Sad when the wish of most Americans is to be a force for good in the world.
Now everything we do, however well intentioned, seems to earn us more hatred — a hatred that may explode again and again on our shores.
I want to bury my head in the sand, or fling my arms around my grandchildren.
There was a time when our government maintained relationships with governments we did not like. Some of us reviled that tactic, too. Remember the outcry against former President George H. W. Bush’s friendship with the Saudis, and the photos of Donald Rumsfeld shaking hands with their king?
Now we cut off nations we do not like. Now we hardly speak, except to throw epithets across the divide.

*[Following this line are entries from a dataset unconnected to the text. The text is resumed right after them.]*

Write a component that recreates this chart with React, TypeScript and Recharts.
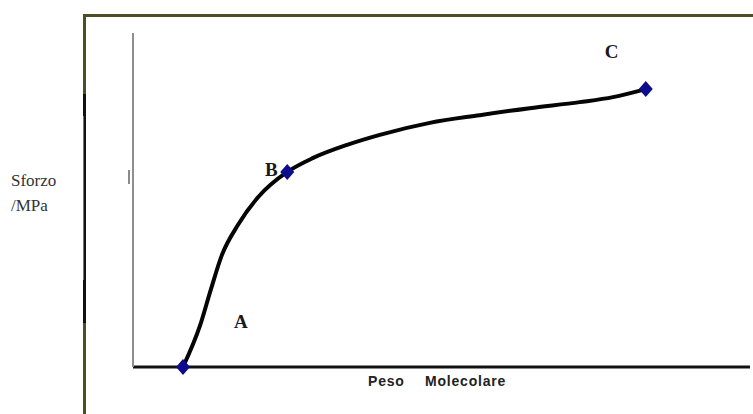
import React from 'react';
import { ComposedChart, Line, Scatter, XAxis, YAxis } from 'recharts';

// Stress vs molecular weight curve (arbitrary units, 0-100 on both axes)
const curveX = [8.1, 10.9, 12.6, 14.4, 17.0, 20.3, 25.0, 29.2, 34.7, 40.0, 48.1, 56.2, 64.3, 72.4, 77.8, 83.1];
const curveY = [0, 12.6, 23.1, 33.5, 42.5, 50.9, 58.4, 62.6, 66.5, 69.5, 73.1, 75.4, 77.5, 79.3, 80.8, 83.2];

// Marked points on the curve
const pointNames = ['A', 'B', 'C'];
const pointX = [8.1, 25.0, 83.1];
const pointY = [0, 58.4, 83.2];

const xAxisTitle = ['Peso', 'Molecolare'];
const yAxisTitle = ['Sforzo', '/MPa'];

const curveData = curveX.map((x, i) => ({ x, y: curveY[i] }));
const pointData = pointNames.map((name, i) => ({ name, x: pointX[i], y: pointY[i] }));

// Where each point's letter sits relative to the marker
const letterOffset: Record<string, [number, number]> = {
  A: [58, -46],
  B: [-16, -2],
  C: [-34, -38],
};

const W = 753;
const H = 414;

const Diamond = (props: any) => {
  const { cx, cy, payload } = props;
  if (cx == null || cy == null) return null;
  const [dx, dy] = letterOffset[payload.name] || [0, 0];
  return (
    <g>
      <polygon
        points={`${cx},${cy - 8} ${cx + 7},${cy} ${cx},${cy + 8} ${cx - 7},${cy}`}
        fill="#0c0c8c"
      />
      <text
        x={cx + dx}
        y={cy + dy}
        textAnchor="middle"
        dominantBaseline="central"
        fontFamily="'Liberation Serif', 'Times New Roman', serif"
        fontWeight="bold"
        fontSize={19}
        fill="#1a1a1a"
      >
        {payload.name}
      </text>
    </g>
  );
};

const XTitle = (props: any) => {
  const vb = props.viewBox || {};
  const y = (vb.y ?? 367) + 19;
  return (
    <text
      y={y}
      fontFamily="'Liberation Sans', Arial, sans-serif"
      fontWeight="bold"
      fontSize={14}
      letterSpacing={0.8}
      fill="#222"
    >
      <tspan x={368}>{xAxisTitle[0]}</tspan>
      <tspan x={425}>{xAxisTitle[1]}</tspan>
    </text>
  );
};

const YTitle = () => (
  <g>
    <text
      fontFamily="'Liberation Serif', 'Times New Roman', serif"
      fontSize={17}
      fill="#333"
    >
      <tspan x={11} y={186}>{yAxisTitle[0]}</tspan>
      <tspan x={11} y={211}>{yAxisTitle[1]}</tspan>
    </text>
    <line x1={129} y1={170} x2={129} y2={184} stroke="#8a8a8a" strokeWidth={2} />
  </g>
);

export default function App() {
  return (
    <div style={{ position: 'absolute', left: 0, top: 0, width: W, height: H, background: '#fff', overflow: 'hidden' }}>
      {/* outer frame */}
      <div style={{ position: 'absolute', left: 83, top: 14, width: W - 83, height: 3, background: '#4d4d26' }} />
      <div style={{ position: 'absolute', left: 83, top: 14, width: 3, height: H - 14, background: '#4d4d26' }} />
      <div style={{ position: 'absolute', left: 83, top: 94, width: 3, height: 22, background: '#111' }} />
      <div style={{ position: 'absolute', left: 83, top: 116, width: 3, height: 164, background: '#777' }} />
      <div style={{ position: 'absolute', left: 84, top: 116, width: 2, height: 164, background: '#111' }} />
      <div style={{ position: 'absolute', left: 83, top: 280, width: 3, height: 43, background: '#111' }} />
      <div style={{ position: 'absolute', left: 0, top: 0 }}>
        <ComposedChart
          width={W}
          height={H}
          margin={{ top: 33, right: 3, left: 129, bottom: 43 }}
        >
          <XAxis
            dataKey="x"
            type="number"
            domain={[0, 100]}
            height={4}
            tick={false}
            tickLine={false}
            axisLine={{ stroke: '#111', strokeWidth: 3 }}
            label={<XTitle />}
          />
          <YAxis
            dataKey="y"
            type="number"
            domain={[0, 100]}
            width={4}
            tick={false}
            tickLine={false}
            axisLine={{ stroke: '#8f8f8f', strokeWidth: 2 }}
            label={<YTitle />}
          />
          <Line
            data={curveData}
            dataKey="y"
            type="monotone"
            stroke="#050505"
            strokeWidth={4}
            dot={false}
            activeDot={false}
            isAnimationActive={false}
          />
          <Scatter
            data={pointData}
            dataKey="y"
            shape={<Diamond />}
            isAnimationActive={false}
          />
        </ComposedChart>
      </div>
    </div>
  );
}
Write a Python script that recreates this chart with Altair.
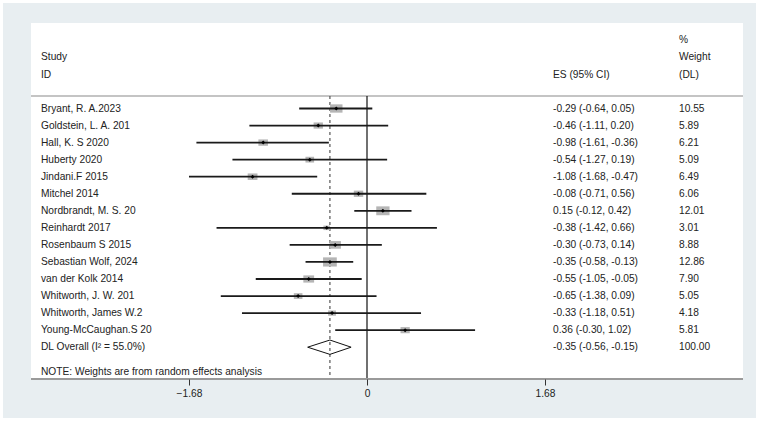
import altair as alt
import pandas as pd

studies = ["Bryant, R. A.2023", "Goldstein, L. A. 201", "Hall, K. S 2020", "Huberty 2020",
           "Jindani.F 2015", "Mitchel 2014", "Nordbrandt, M. S. 20", "Reinhardt 2017",
           "Rosenbaum S 2015", "Sebastian Wolf, 2024", "van der Kolk 2014",
           "Whitworth, J. W. 201", "Whitworth, James W.2", "Young-McCaughan.S 20"]
es = [-0.29, -0.46, -0.98, -0.54, -1.08, -0.08, 0.15, -0.38, -0.30, -0.35, -0.55, -0.65, -0.33, 0.36]
lo = [-0.64, -1.11, -1.61, -1.27, -1.68, -0.71, -0.12, -1.42, -0.73, -0.58, -1.05, -1.38, -1.18, -0.30]
hi = [0.05, 0.20, -0.36, 0.19, -0.47, 0.56, 0.42, 0.66, 0.14, -0.13, -0.05, 0.09, 0.51, 1.02]
weights = [10.55, 5.89, 6.21, 5.09, 6.49, 6.06, 12.01, 3.01, 8.88, 12.86, 7.90, 5.05, 4.18, 5.81]

overall_label = "DL Overall  (I\u00b2 = 55.0%)"
overall_es, overall_lo, overall_hi, overall_w = -0.35, -0.56, -0.15, 100.00
tick_values = [-1.68, 0, 1.68]

FONT = "Liberation Sans"
FS = 10.2
TXT = "#222222"

n = len(studies)
df = pd.DataFrame({
    "study": studies, "es": es, "lo": lo, "hi": hi, "w": weights,
    "row": list(range(n)),
})
df["es_txt"] = [f"{e:.2f} ({l:.2f}, {h:.2f})" for e, l, h in zip(es, lo, hi)]
df["w_txt"] = [f"{v:.2f}" for v in weights]

ov = pd.DataFrame({"study": [overall_label], "es": [overall_es], "lo": [overall_lo],
                   "hi": [overall_hi], "w": [overall_w], "row": [n]})
ov["es_txt"] = [f"{overall_es:.2f} ({overall_lo:.2f}, {overall_hi:.2f})"]
ov["w_txt"] = [f"{overall_w:.2f}"]
alltxt = pd.concat([df, ov], ignore_index=True)

# diamond outline built from the overall estimate
half = 0.42
dia = pd.DataFrame({
    "x": [overall_lo, overall_es, overall_hi, overall_es, overall_lo],
    "y": [n, n - half, n, n + half, n],
    "o": [0, 1, 2, 3, 4],
})

# scales: px = 367 + 105.95 * value ; py = 108.5 + 17.05 * row
W, H = 767, 424
k = 178 / 1.68
xs = alt.Scale(domain=[-367 / k, (W - 367) / k], nice=False, zero=False)
ys = alt.Scale(domain=[-108.5 / 17.05, (H - 108.5) / 17.05], nice=False, zero=False, reverse=True)
xaxis = alt.Axis(values=tick_values, offset=-(H - 379), domain=False, grid=False,
                 tickColor="#333", tickSize=6, tickWidth=1, zindex=2,
                 labelExpr="datum.value == 0 ? '0' : format(datum.value, '.2f')",
                 labelFont=FONT, labelFontSize=FS, labelColor=TXT, labelPadding=3, title=None)


def X(f):
    return alt.X(f, type="quantitative", scale=xs, axis=xaxis)


def Y(f):
    return alt.Y(f, type="quantitative", scale=ys, axis=None)


one = pd.DataFrame({"a": [0]})
base = alt.Chart(one)

bg = base.mark_rect(color="#e8eef1").encode(
    x=alt.value(3), x2=alt.value(756), y=alt.value(3), y2=alt.value(418))
panel = base.mark_rect(color="#ffffff").encode(
    x=alt.value(31), x2=alt.value(743), y=alt.value(23), y2=alt.value(379))
hline = base.mark_rule(color="#b0b0b0", strokeWidth=1.5).encode(
    x=alt.value(31), x2=alt.value(743), y=alt.value(96))
axline = base.mark_rule(color="#9a9a9a", strokeWidth=2).encode(
    x=alt.value(31), x2=alt.value(743), y=alt.value(379))

zero = alt.Chart(pd.DataFrame({"v": [0.0]})).mark_rule(color="#111", strokeWidth=1.2).encode(
    x=X("v"), y=alt.value(96), y2=alt.value(379))
dash = alt.Chart(pd.DataFrame({"v": [overall_es]})).mark_rule(
    color="#555", strokeWidth=1.2, strokeDash=[3, 3]).encode(
    x=X("v"), y=alt.value(96), y2=alt.value(379))

squares = alt.Chart(df).mark_point(
    shape="M-1.5,-1L1.5,-1L1.5,1L-1.5,1Z", filled=True, color="#b5b5b5", opacity=1).encode(
    x=X("es"), y=Y("row"),
    size=alt.Size("w", type="quantitative", scale=alt.Scale(domain=[0, 13], range=[0, 85]), legend=None))
ci = alt.Chart(df).mark_rule(color="#1a1a1a", strokeWidth=1.8).encode(
    x=X("lo"), x2=alt.X2("hi"), y=Y("row"))
dots = alt.Chart(df).mark_point(shape="diamond", filled=True, color="#000", size=16, opacity=1).encode(
    x=X("es"), y=Y("row"))
diamond = alt.Chart(dia).mark_line(color="#111", strokeWidth=1).encode(
    x=X("x"), y=Y("y"), order="o")

tprops = dict(font=FONT, fontSize=FS, color=TXT, align="left", baseline="middle")
lab = alt.Chart(alltxt).mark_text(**tprops).encode(x=alt.value(41), y=Y("row"), text="study")
estx = alt.Chart(alltxt).mark_text(**tprops).encode(x=alt.value(553), y=Y("row"), text="es_txt")
wtx = alt.Chart(alltxt).mark_text(**tprops).encode(x=alt.value(679), y=Y("row"), text="w_txt")


def htext(s, px, py):
    return base.mark_text(**tprops).encode(x=alt.value(px), y=alt.value(py), text=alt.value(s))


headers = [htext("Study", 41, 57), htext("ID", 41, 75), htext("ES (95% CI)", 553, 75),
           htext("%", 679, 40), htext("Weight", 679, 57), htext("(DL)", 679, 75),
           htext("NOTE: Weights are from random effects analysis", 41, 372)]

chart = alt.layer(bg, panel, hline, zero, dash, squares, ci, dots, diamond,
                  lab, estx, wtx, *headers, axline).properties(
    width=W, height=H, padding=0, autosize=alt.AutoSizeParams(type="none"),
    background="#ffffff",
).configure_view(stroke=None)

chart.save("out.html", embed_options={"renderer": "svg", "actions": False})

The quest for peace is elusive. But surely our role should not be as an abetter of war but as an arbiter amongst nations and the crazies who are trying to bring those nations down.
Can we still do it?
As our eyes turn to Lebanon, the rest of the world continues to explode — people are still dying in Iraq and Afghanistan and Darfur; Iran and North Korea are black clouds on the international horizon.
It’s hard to keep track. It’s hard to have hope.
So people like me deaden our pain with a weekend at Sea Ranch, where we keep reality at bay.
War seems far away, our part in it seems very distant, my role is negligible because there’s nothing I’m asked to do.
But the reckoning may not be far away, and I can’t help but tremble at the prospect.